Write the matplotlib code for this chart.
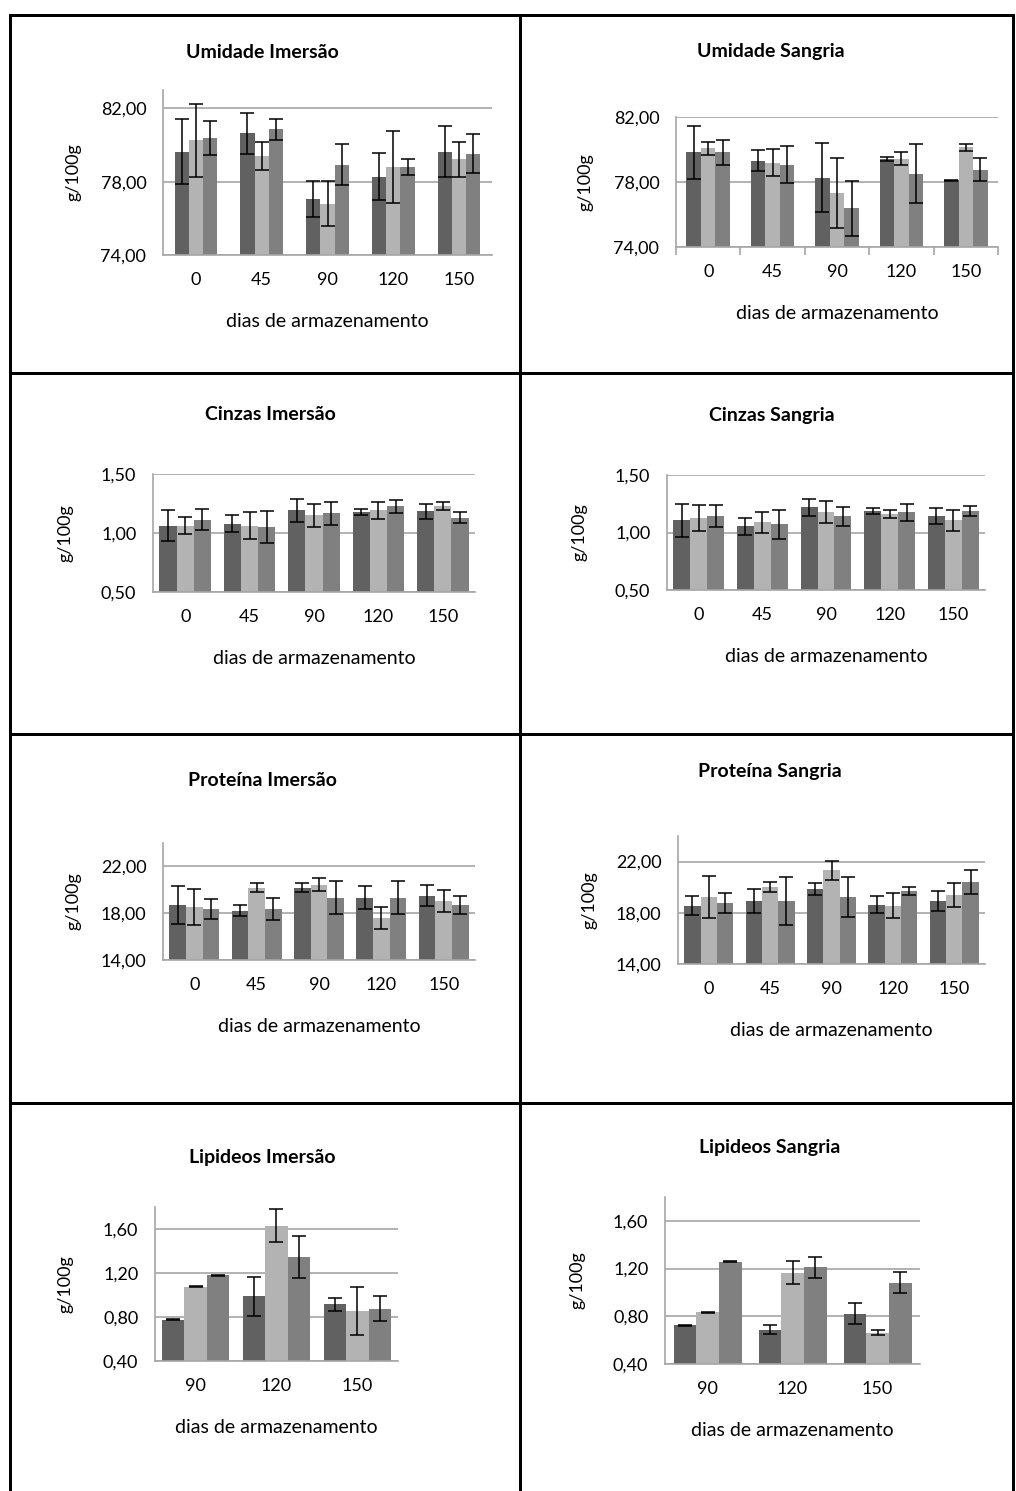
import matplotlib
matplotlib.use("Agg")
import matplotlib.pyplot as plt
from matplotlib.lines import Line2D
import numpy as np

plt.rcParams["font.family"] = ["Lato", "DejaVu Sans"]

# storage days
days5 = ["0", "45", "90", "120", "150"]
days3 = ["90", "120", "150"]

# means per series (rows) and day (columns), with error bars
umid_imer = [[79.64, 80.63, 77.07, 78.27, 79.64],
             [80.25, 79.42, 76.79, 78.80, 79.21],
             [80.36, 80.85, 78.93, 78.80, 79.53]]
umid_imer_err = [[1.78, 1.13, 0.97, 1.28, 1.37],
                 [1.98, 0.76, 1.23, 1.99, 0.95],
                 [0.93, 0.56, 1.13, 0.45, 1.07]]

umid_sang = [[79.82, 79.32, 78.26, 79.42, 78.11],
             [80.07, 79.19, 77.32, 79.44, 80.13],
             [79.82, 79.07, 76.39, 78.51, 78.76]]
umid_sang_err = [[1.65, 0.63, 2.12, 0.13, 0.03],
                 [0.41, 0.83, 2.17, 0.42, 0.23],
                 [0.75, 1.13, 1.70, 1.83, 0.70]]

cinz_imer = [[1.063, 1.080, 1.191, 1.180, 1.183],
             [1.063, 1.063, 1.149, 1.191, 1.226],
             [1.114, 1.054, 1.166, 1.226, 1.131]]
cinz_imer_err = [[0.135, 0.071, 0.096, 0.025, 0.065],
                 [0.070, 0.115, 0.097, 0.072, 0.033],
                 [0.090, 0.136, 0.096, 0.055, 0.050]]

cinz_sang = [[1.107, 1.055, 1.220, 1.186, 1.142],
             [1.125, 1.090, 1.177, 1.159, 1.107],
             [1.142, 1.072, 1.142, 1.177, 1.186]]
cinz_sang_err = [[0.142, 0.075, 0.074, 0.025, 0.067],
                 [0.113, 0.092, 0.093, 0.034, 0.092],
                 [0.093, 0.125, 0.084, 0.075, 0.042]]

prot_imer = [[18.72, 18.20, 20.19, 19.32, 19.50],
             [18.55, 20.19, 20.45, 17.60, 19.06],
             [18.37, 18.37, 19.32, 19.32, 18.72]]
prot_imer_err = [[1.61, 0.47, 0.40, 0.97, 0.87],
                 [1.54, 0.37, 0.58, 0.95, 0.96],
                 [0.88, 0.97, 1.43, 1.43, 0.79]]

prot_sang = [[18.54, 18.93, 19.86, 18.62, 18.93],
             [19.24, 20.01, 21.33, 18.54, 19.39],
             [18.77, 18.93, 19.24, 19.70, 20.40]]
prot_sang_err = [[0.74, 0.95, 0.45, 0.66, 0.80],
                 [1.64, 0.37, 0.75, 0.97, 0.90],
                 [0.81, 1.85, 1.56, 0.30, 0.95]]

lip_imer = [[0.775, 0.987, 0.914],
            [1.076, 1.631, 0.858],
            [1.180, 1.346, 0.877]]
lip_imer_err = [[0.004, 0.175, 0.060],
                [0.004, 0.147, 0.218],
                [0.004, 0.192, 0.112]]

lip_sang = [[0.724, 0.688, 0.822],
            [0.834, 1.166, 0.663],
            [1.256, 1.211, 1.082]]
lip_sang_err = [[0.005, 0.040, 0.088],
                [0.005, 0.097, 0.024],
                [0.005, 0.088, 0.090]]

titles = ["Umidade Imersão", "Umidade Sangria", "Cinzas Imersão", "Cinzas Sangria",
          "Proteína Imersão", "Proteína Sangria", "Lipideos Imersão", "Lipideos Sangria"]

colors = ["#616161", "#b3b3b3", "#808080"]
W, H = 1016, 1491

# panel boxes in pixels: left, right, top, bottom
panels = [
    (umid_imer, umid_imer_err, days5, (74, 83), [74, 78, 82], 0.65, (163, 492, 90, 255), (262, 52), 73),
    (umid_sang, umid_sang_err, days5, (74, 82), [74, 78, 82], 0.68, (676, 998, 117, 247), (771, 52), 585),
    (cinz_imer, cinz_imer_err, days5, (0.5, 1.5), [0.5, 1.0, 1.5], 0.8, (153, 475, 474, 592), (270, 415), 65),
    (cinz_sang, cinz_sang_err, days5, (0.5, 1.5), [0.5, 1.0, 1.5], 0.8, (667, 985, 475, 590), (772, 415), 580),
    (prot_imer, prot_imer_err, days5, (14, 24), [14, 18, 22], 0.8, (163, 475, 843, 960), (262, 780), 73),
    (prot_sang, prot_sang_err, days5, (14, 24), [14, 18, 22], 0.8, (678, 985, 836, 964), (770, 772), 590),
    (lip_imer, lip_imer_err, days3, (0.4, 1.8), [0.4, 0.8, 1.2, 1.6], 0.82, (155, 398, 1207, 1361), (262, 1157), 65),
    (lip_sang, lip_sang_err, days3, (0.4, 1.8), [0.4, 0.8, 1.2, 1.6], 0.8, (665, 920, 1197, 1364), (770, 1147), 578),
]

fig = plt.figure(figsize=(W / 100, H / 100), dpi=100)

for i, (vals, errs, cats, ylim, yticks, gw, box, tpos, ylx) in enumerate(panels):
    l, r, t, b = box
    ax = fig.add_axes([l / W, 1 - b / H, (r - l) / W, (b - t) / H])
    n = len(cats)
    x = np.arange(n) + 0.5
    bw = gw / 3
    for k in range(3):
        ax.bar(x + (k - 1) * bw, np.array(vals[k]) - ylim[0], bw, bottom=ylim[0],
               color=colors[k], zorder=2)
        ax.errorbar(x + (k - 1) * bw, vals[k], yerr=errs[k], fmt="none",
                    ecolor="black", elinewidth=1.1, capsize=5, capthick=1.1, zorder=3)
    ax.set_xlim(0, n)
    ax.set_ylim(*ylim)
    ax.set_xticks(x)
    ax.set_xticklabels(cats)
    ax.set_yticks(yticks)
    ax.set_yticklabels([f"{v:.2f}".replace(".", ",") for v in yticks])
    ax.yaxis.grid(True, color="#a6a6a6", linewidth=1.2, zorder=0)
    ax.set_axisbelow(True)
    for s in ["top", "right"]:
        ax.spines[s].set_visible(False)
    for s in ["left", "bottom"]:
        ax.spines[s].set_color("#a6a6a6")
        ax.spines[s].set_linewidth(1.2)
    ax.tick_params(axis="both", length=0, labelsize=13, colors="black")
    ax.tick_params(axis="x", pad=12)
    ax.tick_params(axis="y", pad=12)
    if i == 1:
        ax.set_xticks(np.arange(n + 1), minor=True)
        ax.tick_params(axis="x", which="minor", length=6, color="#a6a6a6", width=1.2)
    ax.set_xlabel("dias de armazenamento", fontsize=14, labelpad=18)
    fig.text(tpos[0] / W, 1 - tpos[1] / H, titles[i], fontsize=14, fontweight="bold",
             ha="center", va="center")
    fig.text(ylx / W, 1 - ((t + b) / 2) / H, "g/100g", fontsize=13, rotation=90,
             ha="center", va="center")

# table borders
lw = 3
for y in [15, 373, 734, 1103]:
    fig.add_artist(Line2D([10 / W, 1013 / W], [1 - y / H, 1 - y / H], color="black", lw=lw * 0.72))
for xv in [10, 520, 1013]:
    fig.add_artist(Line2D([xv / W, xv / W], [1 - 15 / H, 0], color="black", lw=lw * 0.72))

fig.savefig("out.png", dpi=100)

·····

**Challenge**
Repeat the data in full and exactly. Omit pictures.

**Expected output**
Write the matplotlib code for this chart.
import matplotlib
matplotlib.use("Agg")
import matplotlib.pyplot as plt
from matplotlib.lines import Line2D
import numpy as np

plt.rcParams["font.family"] = ["Lato", "DejaVu Sans"]

# storage days
days5 = ["0", "45", "90", "120", "150"]
days3 = ["90", "120", "150"]

# means per series (rows) and day (columns), with error bars
umid_imer = [[79.64, 80.63, 77.07, 78.27, 79.64],
             [80.25, 79.42, 76.79, 78.80, 79.21],
             [80.36, 80.85, 78.93, 78.80, 79.53]]
umid_imer_err = [[1.78, 1.13, 0.97, 1.28, 1.37],
                 [1.98, 0.76, 1.23, 1.99, 0.95],
                 [0.93, 0.56, 1.13, 0.45, 1.07]]

umid_sang = [[79.82, 79.32, 78.26, 79.42, 78.11],
             [80.07, 79.19, 77.32, 79.44, 80.13],
             [79.82, 79.07, 76.39, 78.51, 78.76]]
umid_sang_err = [[1.65, 0.63, 2.12, 0.13, 0.03],
                 [0.41, 0.83, 2.17, 0.42, 0.23],
                 [0.75, 1.13, 1.70, 1.83, 0.70]]

cinz_imer = [[1.063, 1.080, 1.191, 1.180, 1.183],
             [1.063, 1.063, 1.149, 1.191, 1.226],
             [1.114, 1.054, 1.166, 1.226, 1.131]]
cinz_imer_err = [[0.135, 0.071, 0.096, 0.025, 0.065],
                 [0.070, 0.115, 0.097, 0.072, 0.033],
                 [0.090, 0.136, 0.096, 0.055, 0.050]]

cinz_sang = [[1.107, 1.055, 1.220, 1.186, 1.142],
             [1.125, 1.090, 1.177, 1.159, 1.107],
             [1.142, 1.072, 1.142, 1.177, 1.186]]
cinz_sang_err = [[0.142, 0.075, 0.074, 0.025, 0.067],
                 [0.113, 0.092, 0.093, 0.034, 0.092],
                 [0.093, 0.125, 0.084, 0.075, 0.042]]

prot_imer = [[18.72, 18.20, 20.19, 19.32, 19.50],
             [18.55, 20.19, 20.45, 17.60, 19.06],
             [18.37, 18.37, 19.32, 19.32, 18.72]]
prot_imer_err = [[1.61, 0.47, 0.40, 0.97, 0.87],
                 [1.54, 0.37, 0.58, 0.95, 0.96],
                 [0.88, 0.97, 1.43, 1.43, 0.79]]

prot_sang = [[18.54, 18.93, 19.86, 18.62, 18.93],
             [19.24, 20.01, 21.33, 18.54, 19.39],
             [18.77, 18.93, 19.24, 19.70, 20.40]]
prot_sang_err = [[0.74, 0.95, 0.45, 0.66, 0.80],
                 [1.64, 0.37, 0.75, 0.97, 0.90],
                 [0.81, 1.85, 1.56, 0.30, 0.95]]

lip_imer = [[0.775, 0.987, 0.914],
            [1.076, 1.631, 0.858],
            [1.180, 1.346, 0.877]]
lip_imer_err = [[0.004, 0.175, 0.060],
                [0.004, 0.147, 0.218],
                [0.004, 0.192, 0.112]]

lip_sang = [[0.724, 0.688, 0.822],
            [0.834, 1.166, 0.663],
            [1.256, 1.211, 1.082]]
lip_sang_err = [[0.005, 0.040, 0.088],
                [0.005, 0.097, 0.024],
                [0.005, 0.088, 0.090]]

titles = ["Umidade Imersão", "Umidade Sangria", "Cinzas Imersão", "Cinzas Sangria",
          "Proteína Imersão", "Proteína Sangria", "Lipideos Imersão", "Lipideos Sangria"]

colors = ["#616161", "#b3b3b3", "#808080"]
W, H = 1016, 1491

# panel boxes in pixels: left, right, top, bottom
panels = [
    (umid_imer, umid_imer_err, days5, (74, 83), [74, 78, 82], 0.65, (163, 492, 90, 255), (262, 52), 73),
    (umid_sang, umid_sang_err, days5, (74, 82), [74, 78, 82], 0.68, (676, 998, 117, 247), (771, 52), 585),
    (cinz_imer, cinz_imer_err, days5, (0.5, 1.5), [0.5, 1.0, 1.5], 0.8, (153, 475, 474, 592), (270, 415), 65),
    (cinz_sang, cinz_sang_err, days5, (0.5, 1.5), [0.5, 1.0, 1.5], 0.8, (667, 985, 475, 590), (772, 415), 580),
    (prot_imer, prot_imer_err, days5, (14, 24), [14, 18, 22], 0.8, (163, 475, 843, 960), (262, 780), 73),
    (prot_sang, prot_sang_err, days5, (14, 24), [14, 18, 22], 0.8, (678, 985, 836, 964), (770, 772), 590),
    (lip_imer, lip_imer_err, days3, (0.4, 1.8), [0.4, 0.8, 1.2, 1.6], 0.82, (155, 398, 1207, 1361), (262, 1157), 65),
    (lip_sang, lip_sang_err, days3, (0.4, 1.8), [0.4, 0.8, 1.2, 1.6], 0.8, (665, 920, 1197, 1364), (770, 1147), 578),
]

fig = plt.figure(figsize=(W / 100, H / 100), dpi=100)

for i, (vals, errs, cats, ylim, yticks, gw, box, tpos, ylx) in enumerate(panels):
    l, r, t, b = box
    ax = fig.add_axes([l / W, 1 - b / H, (r - l) / W, (b - t) / H])
    n = len(cats)
    x = np.arange(n) + 0.5
    bw = gw / 3
    for k in range(3):
        ax.bar(x + (k - 1) * bw, np.array(vals[k]) - ylim[0], bw, bottom=ylim[0],
               color=colors[k], zorder=2)
        ax.errorbar(x + (k - 1) * bw, vals[k], yerr=errs[k], fmt="none",
                    ecolor="black", elinewidth=1.1, capsize=5, capthick=1.1, zorder=3)
    ax.set_xlim(0, n)
    ax.set_ylim(*ylim)
    ax.set_xticks(x)
    ax.set_xticklabels(cats)
    ax.set_yticks(yticks)
    ax.set_yticklabels([f"{v:.2f}".replace(".", ",") for v in yticks])
    ax.yaxis.grid(True, color="#a6a6a6", linewidth=1.2, zorder=0)
    ax.set_axisbelow(True)
    for s in ["top", "right"]:
        ax.spines[s].set_visible(False)
    for s in ["left", "bottom"]:
        ax.spines[s].set_color("#a6a6a6")
        ax.spines[s].set_linewidth(1.2)
    ax.tick_params(axis="both", length=0, labelsize=13, colors="black")
    ax.tick_params(axis="x", pad=12)
    ax.tick_params(axis="y", pad=12)
    if i == 1:
        ax.set_xticks(np.arange(n + 1), minor=True)
        ax.tick_params(axis="x", which="minor", length=6, color="#a6a6a6", width=1.2)
    ax.set_xlabel("dias de armazenamento", fontsize=14, labelpad=18)
    fig.text(tpos[0] / W, 1 - tpos[1] / H, titles[i], fontsize=14, fontweight="bold",
             ha="center", va="center")
    fig.text(ylx / W, 1 - ((t + b) / 2) / H, "g/100g", fontsize=13, rotation=90,
             ha="center", va="center")

# table borders
lw = 3
for y in [15, 373, 734, 1103]:
    fig.add_artist(Line2D([10 / W, 1013 / W], [1 - y / H, 1 - y / H], color="black", lw=lw * 0.72))
for xv in [10, 520, 1013]:
    fig.add_artist(Line2D([xv / W, xv / W], [1 - 15 / H, 0], color="black", lw=lw * 0.72))

fig.savefig("out.png", dpi=100)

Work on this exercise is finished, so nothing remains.